Feduccia's work on the origin of birds, which has historically been a divisive topic in vertebrate zoology, has been controversial. Feduccia's principal academic work, The Origin and Early Evolution of Birds, was well received by some workers, and was winner of the Association of American Publishers 1996 award for Excellence in Biology. However, it received negative reviews from several paleontologists, primarily on account of the book's criticisms of the theropod hypothesis for the origin of birds. Feduccia has been criticized for failing to use cladistics in his studies of the origin and the evolution of birds. In a 2002 paper in The Auk, the journal of the American Ornithologists' Union, Richard Prum presented a summary of the current state of the theropod hypothesis for the origin of birds, and urged its acceptance by and integration within ornithology. Feduccia responded by arguing that the origin of birds was a complex and as yet unresolved problem to which the theropod hypothesis as presently formulated was a simplistic answer, ignoring contrary evidence. Prum in turn responded to this paper by again criticizing Feduccia's failure to use cladistics and to specify an explicit alternative sister-group with which to ally birds. He particularly singled out Feduccia's adoption of the view that some theropod taxa are actually birds that have been mistaken for theropods through convergence associated with flight loss and secondary adoption of cursoriality. Prum argued, finally, that Feduccia's methodology and view of the origin and early evolution of birds are pseudoscientific.
Several of the arguments about whether similarities between birds and theropods are homologous that have been advanced by Feduccia have been particularly contentious. One example is identification of the digits of the avian and theropod hand, and whether, and if so by what mechanism, it might be possible to explain the discrepancy between the conflicting digital identities of tridactyl theropods and birds. Wagner and Gauthier proposed that a homeotic frame shift, whereby expression domains for groups of genes like the Hox d group, were repositioned during limb bud development, resulting in the development of the first, second, and third digits of the archosaur manus from what were originally condensations for the second, third, and fourth. This view has been supported by some other workers. Another response to Feduccia's digital homology argument is the counterargument that evidence from the transitional Limusaurus inextricabilis suggests that theropods too have the three digits II, III and IV.

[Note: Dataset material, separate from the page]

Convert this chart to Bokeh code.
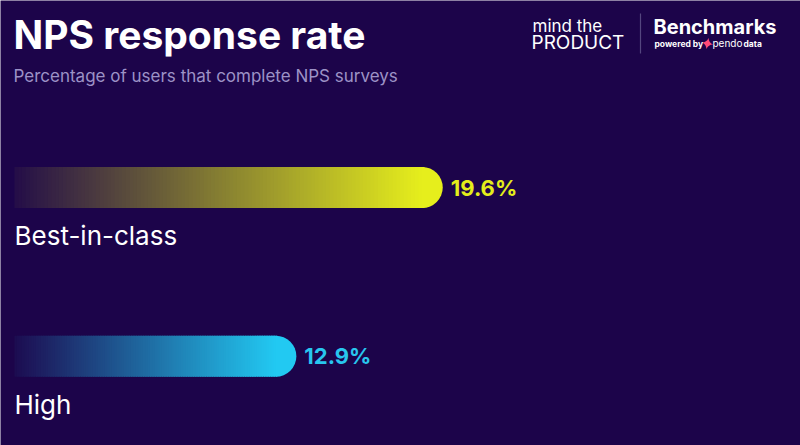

Feduccia's model for the origin of most orders of Neornithes in an explosive adaptive radiation after the end-Cretaceous extinction event is in conflict with some molecular evidence suggesting a deep Mesozoic origin for these taxa. It has also been argued that there is fossil evidence for the existence of multiple orders of Neornithes from the Late Cretaceous, but much of this material is fragmentary and interpretation is difficult. On the other hand, there do appear to be definitive exemplars of Anseriformes from the Late Cretaceous of Antarctica and Asteriornis from the latest Cretaceous of Belgium appears to be a galliform-anseriform mosaic; whether these finds refute the hypothesis that the principal adaptive radiation of modern birds occurred only after the end-Cretaceous extinction event is not clear, since the hypothesis is consistent with a limited adaptive radiation of neornithines in the Late Cretaceous. Sankar Chatterjee argues that the avian status of the controversial taxon Protoavis supports a deep Mesozoic origin of modern birds, but the avian status of Protoavis is disputed by most paleontologists and requires further study.

Appearances

Feduccia has appeared frequently on national TV and radio, including NPR, Voice of America, BBC, CNN, ABC, NHK and MacNeil/Lehrer Report.
Feduccia served as Chair of the Department of Biology at Chapel Hill from 1997–2002, and prior to that was Chair of the Division of Natural Sciences. He is an elected Fellow of the American Ornithologists' Union and the American Association for the Advancement of Science.